Our Alex P. Keaton has gone and gotten himself a tattoo. To his credit, I have to say he didn't take his disfigurement lightly. He has talked of nothing else for months and has had me and everyone else he could corner spend hours on the computer comparing the relative talents of various tattoo artists around the Atlanta area. He had been on the waiting list of one sought-after artist for quite sometime now, and I'll bet he bombarded the poor guy with photos and emails while he waited so he could make sure the tattoo would turn out exactly as he imagined.
Brad is happy with the tattoo, and although I'm not too crazy about the idea, I'm glad he's happy. My fear was that it wouldn't turn out to be 100% perfect, and he would obsess about its flaws. In Brad's words, "it's awesome". I just hope he feels the same way when he is pushing fifty like his old mom and pop.
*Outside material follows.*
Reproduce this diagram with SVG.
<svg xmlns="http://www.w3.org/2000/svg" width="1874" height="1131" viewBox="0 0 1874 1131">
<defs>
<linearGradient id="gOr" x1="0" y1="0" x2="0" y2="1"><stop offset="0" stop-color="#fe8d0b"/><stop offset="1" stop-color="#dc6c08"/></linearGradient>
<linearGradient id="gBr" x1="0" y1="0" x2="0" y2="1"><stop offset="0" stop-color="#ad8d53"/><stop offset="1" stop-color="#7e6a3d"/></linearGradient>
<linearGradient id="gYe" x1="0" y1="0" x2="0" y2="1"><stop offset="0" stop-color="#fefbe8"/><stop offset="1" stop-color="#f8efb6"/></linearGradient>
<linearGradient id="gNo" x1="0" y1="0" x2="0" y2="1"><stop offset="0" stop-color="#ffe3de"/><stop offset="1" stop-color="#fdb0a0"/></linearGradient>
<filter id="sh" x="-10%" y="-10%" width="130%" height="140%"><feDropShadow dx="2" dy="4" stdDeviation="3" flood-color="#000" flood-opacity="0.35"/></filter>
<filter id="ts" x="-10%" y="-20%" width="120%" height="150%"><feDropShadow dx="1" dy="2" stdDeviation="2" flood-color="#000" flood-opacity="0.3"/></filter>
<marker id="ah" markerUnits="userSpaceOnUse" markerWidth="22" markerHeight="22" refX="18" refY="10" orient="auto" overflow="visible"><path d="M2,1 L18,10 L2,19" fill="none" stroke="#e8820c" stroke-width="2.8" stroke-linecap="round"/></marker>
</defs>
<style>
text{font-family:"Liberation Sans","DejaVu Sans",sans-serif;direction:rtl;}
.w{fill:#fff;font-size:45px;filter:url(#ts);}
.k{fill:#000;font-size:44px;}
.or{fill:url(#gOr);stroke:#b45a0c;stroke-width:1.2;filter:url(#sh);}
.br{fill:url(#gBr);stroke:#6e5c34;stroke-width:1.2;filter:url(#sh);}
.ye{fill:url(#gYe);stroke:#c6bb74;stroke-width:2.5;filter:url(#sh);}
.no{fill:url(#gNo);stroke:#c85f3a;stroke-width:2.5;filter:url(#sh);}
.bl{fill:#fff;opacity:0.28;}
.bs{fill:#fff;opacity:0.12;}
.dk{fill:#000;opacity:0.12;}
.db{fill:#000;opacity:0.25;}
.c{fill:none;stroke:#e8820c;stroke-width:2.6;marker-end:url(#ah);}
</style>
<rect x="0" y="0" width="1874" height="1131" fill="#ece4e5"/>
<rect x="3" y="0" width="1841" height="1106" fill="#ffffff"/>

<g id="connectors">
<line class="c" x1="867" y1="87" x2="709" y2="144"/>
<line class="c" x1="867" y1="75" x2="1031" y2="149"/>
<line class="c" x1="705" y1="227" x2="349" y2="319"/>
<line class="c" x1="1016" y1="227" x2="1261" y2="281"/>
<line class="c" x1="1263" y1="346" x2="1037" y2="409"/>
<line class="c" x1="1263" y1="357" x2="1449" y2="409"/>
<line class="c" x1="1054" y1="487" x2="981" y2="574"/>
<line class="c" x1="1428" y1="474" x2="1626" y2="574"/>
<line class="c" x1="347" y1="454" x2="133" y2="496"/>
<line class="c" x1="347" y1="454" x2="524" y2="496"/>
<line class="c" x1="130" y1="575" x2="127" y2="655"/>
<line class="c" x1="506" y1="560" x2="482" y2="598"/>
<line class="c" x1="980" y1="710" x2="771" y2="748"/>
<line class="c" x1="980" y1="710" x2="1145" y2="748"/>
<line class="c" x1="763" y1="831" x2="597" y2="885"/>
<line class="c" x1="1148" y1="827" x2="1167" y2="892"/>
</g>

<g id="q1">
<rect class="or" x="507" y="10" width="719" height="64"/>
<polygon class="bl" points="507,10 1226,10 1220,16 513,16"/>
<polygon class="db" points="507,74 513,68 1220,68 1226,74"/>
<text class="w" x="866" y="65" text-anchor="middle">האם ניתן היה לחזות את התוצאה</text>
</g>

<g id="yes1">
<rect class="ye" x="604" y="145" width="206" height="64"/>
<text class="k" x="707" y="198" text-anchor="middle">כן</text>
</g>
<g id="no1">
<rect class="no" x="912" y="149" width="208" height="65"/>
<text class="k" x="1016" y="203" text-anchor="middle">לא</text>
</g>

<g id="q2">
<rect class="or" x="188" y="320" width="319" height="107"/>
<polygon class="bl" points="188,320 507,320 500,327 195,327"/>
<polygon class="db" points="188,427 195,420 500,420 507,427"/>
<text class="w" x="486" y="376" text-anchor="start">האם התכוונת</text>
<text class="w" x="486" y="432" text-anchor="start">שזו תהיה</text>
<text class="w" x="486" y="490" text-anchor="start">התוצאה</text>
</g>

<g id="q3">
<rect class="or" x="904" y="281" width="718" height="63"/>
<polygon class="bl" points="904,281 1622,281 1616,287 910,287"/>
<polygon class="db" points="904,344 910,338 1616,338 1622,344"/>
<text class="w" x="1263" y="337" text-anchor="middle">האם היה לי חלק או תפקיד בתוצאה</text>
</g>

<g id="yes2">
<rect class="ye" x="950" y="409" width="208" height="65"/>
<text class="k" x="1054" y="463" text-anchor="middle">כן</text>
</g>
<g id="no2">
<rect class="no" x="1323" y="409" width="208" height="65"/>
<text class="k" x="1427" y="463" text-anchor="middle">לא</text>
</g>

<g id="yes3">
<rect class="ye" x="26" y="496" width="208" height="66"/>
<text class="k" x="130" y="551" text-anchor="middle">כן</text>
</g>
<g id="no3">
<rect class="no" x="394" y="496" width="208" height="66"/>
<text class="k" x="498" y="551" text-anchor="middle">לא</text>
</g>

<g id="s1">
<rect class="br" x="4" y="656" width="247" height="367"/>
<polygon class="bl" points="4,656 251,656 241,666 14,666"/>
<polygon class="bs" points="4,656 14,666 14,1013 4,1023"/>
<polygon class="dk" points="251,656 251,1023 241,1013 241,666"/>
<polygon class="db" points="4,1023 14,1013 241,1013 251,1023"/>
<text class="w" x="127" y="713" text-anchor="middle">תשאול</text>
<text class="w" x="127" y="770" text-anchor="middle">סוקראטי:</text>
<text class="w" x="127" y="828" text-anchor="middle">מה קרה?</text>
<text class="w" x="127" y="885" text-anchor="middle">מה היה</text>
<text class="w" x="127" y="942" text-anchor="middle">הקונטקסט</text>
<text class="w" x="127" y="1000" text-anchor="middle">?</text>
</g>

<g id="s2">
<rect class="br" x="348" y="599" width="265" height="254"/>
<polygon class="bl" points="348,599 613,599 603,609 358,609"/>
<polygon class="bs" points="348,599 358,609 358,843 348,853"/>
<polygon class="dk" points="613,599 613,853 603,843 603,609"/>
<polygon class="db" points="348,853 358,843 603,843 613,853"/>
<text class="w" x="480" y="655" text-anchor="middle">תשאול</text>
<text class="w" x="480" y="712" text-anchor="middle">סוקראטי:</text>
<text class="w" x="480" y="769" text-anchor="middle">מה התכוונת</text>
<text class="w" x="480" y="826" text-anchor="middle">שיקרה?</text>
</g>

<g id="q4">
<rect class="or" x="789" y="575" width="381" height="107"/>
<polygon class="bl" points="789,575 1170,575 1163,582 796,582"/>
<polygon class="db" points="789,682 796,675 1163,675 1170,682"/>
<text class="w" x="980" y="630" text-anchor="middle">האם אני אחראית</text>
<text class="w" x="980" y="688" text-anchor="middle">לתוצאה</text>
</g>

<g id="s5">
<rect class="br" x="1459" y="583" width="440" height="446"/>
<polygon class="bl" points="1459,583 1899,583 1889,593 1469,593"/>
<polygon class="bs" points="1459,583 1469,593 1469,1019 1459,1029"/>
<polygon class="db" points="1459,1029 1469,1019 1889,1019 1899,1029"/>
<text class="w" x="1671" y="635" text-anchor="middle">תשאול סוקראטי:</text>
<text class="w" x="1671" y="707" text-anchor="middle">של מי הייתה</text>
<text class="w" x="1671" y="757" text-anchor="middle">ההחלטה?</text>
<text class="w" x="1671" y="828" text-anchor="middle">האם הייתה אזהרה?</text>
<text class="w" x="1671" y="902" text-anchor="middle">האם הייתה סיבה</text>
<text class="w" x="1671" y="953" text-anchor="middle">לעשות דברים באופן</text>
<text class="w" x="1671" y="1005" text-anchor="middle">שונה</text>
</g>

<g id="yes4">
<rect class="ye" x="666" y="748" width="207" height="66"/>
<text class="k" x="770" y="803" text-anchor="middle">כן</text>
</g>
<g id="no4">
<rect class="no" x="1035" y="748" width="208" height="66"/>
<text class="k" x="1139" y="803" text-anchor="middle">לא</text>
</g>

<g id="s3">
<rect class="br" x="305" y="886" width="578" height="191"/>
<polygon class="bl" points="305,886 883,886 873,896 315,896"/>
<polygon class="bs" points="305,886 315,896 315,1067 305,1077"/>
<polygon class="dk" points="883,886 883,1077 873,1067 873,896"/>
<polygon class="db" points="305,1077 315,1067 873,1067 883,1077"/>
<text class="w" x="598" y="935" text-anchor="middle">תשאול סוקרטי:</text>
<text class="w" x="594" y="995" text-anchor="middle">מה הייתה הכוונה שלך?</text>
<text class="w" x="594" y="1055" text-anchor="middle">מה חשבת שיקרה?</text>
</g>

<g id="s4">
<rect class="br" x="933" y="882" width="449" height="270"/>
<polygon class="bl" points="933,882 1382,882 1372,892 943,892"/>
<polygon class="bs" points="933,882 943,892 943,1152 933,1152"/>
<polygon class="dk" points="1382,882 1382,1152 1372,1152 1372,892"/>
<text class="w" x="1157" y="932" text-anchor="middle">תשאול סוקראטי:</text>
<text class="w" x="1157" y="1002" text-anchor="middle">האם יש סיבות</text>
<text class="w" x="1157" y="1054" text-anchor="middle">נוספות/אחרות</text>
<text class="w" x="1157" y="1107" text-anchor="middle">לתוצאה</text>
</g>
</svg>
We had a full weekend. On Saturday we spent the day at Cheekwood. They had a special scarecrow exhibit in the botanical gardens and a Faberge egg exhibit in the museum. The kids liked the scarecrows but didn't appreciate the Faberge eggs. That was no surprise. The kids especially liked the water gardens (playing in the ponds and waterfall) and the sculpture garden. Unfortunately I forgot my camera, so I missed some wonderful photo opportunities.
On Sunday after church we went to a fall festival at the Owen Farm right next door to us. In fact they are so close we sat outside on the trampoline on Saturday night and listened to their bluegrass band! This was the Owen's first year for the festival, and they did a good job. The kids played on the Go Jump equipment, rode a hay wagon, rode a train made up of a four wheeler and plastic fifty-gallon barrels, and they spent the majority of the time playing in a giant sandbox filled with corn kernels. It was a beautiful day, but it sure didn't feel like autumn. It was just plain hot!
I'm a work-at-home mom of thirteen children ranging in age from twenty-six years old to five months old. Eight are home grown and five were adopted internationally (Russia, Guatemala, Vietnam and Ethiopia). We live on an 85-acre farm, and we have home schooled since 1986. My husband is a family physician in solo practice. I manage his practice and file the insurance claims.